Innovation and technology have also come into play with the chemical storage and disbursement systems. One option uses a closed loop, sealed system that seals the top of the drum in which the chemicals are stored, creating a vacuum so no chemicals can splash out. A foot valve is used to suck the chemical out of the container. This type of system won’t allow the chemical to be released until the car wash system needs the chemical to be drawn out of the container, Kofsky said. “So, if the container gets accidentally pushed or tilted, the chemical won’t come out the top of the drum.”

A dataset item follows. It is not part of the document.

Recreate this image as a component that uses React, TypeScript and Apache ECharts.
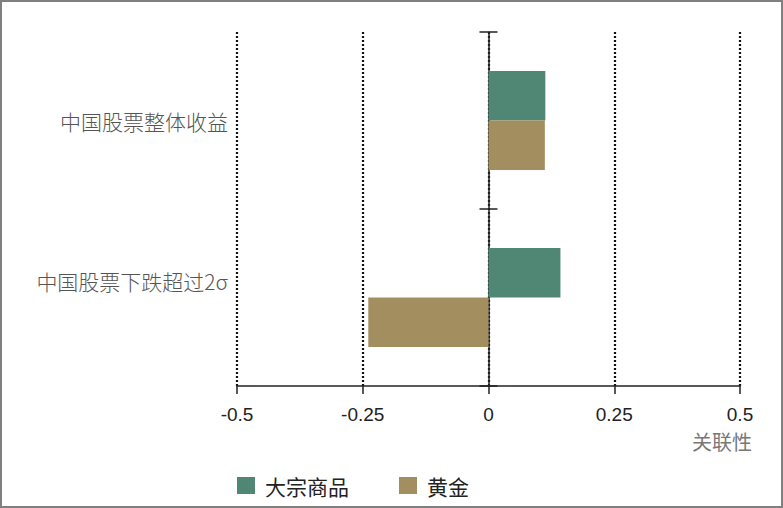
import React, { useEffect, useRef } from "react";
import * as echarts from "echarts";

const categories = ["中国股票整体收益", "中国股票下跌超过2σ"];
const commodityValues = [0.113, 0.143];
const goldValues = [0.112, -0.239];
const seriesNames = ["大宗商品", "黄金"];
const axisName = "关联性";

const GREEN = "#4f8774";
const GOLD = "#a38e5f";
const CJK = '"Noto Sans CJK SC", "Noto Sans", sans-serif';

export default function App() {
  const ref = useRef<HTMLDivElement>(null);
  useEffect(() => {
    document.body.style.margin = "0";
    const chart = echarts.init(ref.current!, null, { renderer: "svg" });
    const catAxisBase = {
      type: "category",
      data: categories,
      inverse: true,
      position: "left",
    };
    chart.setOption({
      animation: false,
      grid: { left: 237, right: 43, top: 32, bottom: 122, containLabel: false },
      legend: {
        left: 237,
        top: 475,
        padding: 0,
        itemWidth: 18,
        itemHeight: 17,
        itemGap: 50,
        icon: "rect",
        textStyle: { fontSize: 21, color: "#222", fontFamily: CJK, padding: [0, 0, 0, 5] },
        data: seriesNames,
      },
      xAxis: [
        {
          type: "value",
          min: -0.5,
          max: 0.5,
          interval: 0.25,
          axisLine: { show: true, lineStyle: { color: "#222", width: 1.5 } },
          axisTick: { show: true, length: 8, lineStyle: { color: "#222", width: 1.5 } },
          axisLabel: {
            fontSize: 19,
            color: "#222",
            fontFamily: '"Liberation Sans", Arial, sans-serif',
            margin: 19,
          },
          splitLine: {
            show: true,
            lineStyle: { color: "#111", width: 2.2, type: [2, 2] },
          },
          name: axisName,
          nameLocation: "end",
          nameGap: 12,
          nameTextStyle: {
            fontSize: 20,
            color: "#777",
            fontFamily: CJK,
            align: "right",
            verticalAlign: "top",
            padding: [46, 0, 0, 0],
          },
        },
        { type: "value", min: -0.5, max: 0.5, show: false },
      ],
      yAxis: [
        {
          ...catAxisBase,
          axisLine: { show: true, onZero: true, onZeroAxisIndex: 0, lineStyle: { color: "#222", width: 1.5 } },
          axisTick: { show: true, inside: false, length: 9, lineStyle: { color: "#222", width: 1.5 } },
          axisLabel: { show: false },
          splitLine: { show: false },
        },
        {
          ...catAxisBase,
          axisLine: { show: false, onZero: true, onZeroAxisIndex: 1 },
          axisTick: { show: true, inside: true, length: 9, lineStyle: { color: "#222", width: 1.5 } },
          axisLabel: { show: false },
          splitLine: { show: false },
        },
        {
          ...catAxisBase,
          axisLine: { show: false, onZero: false },
          axisTick: { show: false },
          axisLabel: {
            show: true,
            margin: 9,
            fontSize: 21,
            color: "#555",
            fontFamily: CJK,
            fontWeight: 300,
            formatter: (v: string, i: number) => (i === 1 ? `{up|${v}}` : v),
            rich: {
              up: {
                fontSize: 21,
                color: "#555",
                fontFamily: CJK,
                fontWeight: 300,
                padding: [0, 0, 34, 0],
              },
            },
          },
          splitLine: { show: false },
        },
      ],
      series: [
        {
          name: seriesNames[0],
          type: "bar",
          xAxisIndex: 0,
          yAxisIndex: 0,
          data: commodityValues,
          itemStyle: { color: GREEN },
          barCategoryGap: "44%",
          barGap: "0%",
          z: 1,
        },
        {
          name: seriesNames[1],
          type: "bar",
          xAxisIndex: 0,
          yAxisIndex: 0,
          data: goldValues,
          itemStyle: { color: GOLD },
          barCategoryGap: "44%",
          barGap: "0%",
          z: 1,
        },
      ],
    });
    return () => chart.dispose();
  }, []);
  return (
    <div style={{ position: "absolute", left: 0, top: 0, width: 783, height: 508, background: "#fff" }}>
      <div ref={ref} style={{ width: 783, height: 508 }} />
      <div
        style={{
          position: "absolute",
          left: 0,
          top: 0,
          width: 783,
          height: 508,
          boxSizing: "border-box",
          border: "2px solid #808080",
          pointerEvents: "none",
        }}
      />
    </div>
  );
}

But safely working around any type of chemical requires more than safer processes, systems and compounds. It requires crews to wear proper PPE and be cognizant of the dangers. “If you are in the room where the chemicals are being stored, wear chemical resistant gloves and suit,” Kofsky said. Also, make sure there is a safety data sheet on the premises. “The safety data sheet outlines how to treat chemical exposure, which is vital to have accessible and handy should exposure occur,” Kofsky said. “They need to have it accessible to all their employees. It’s the law.”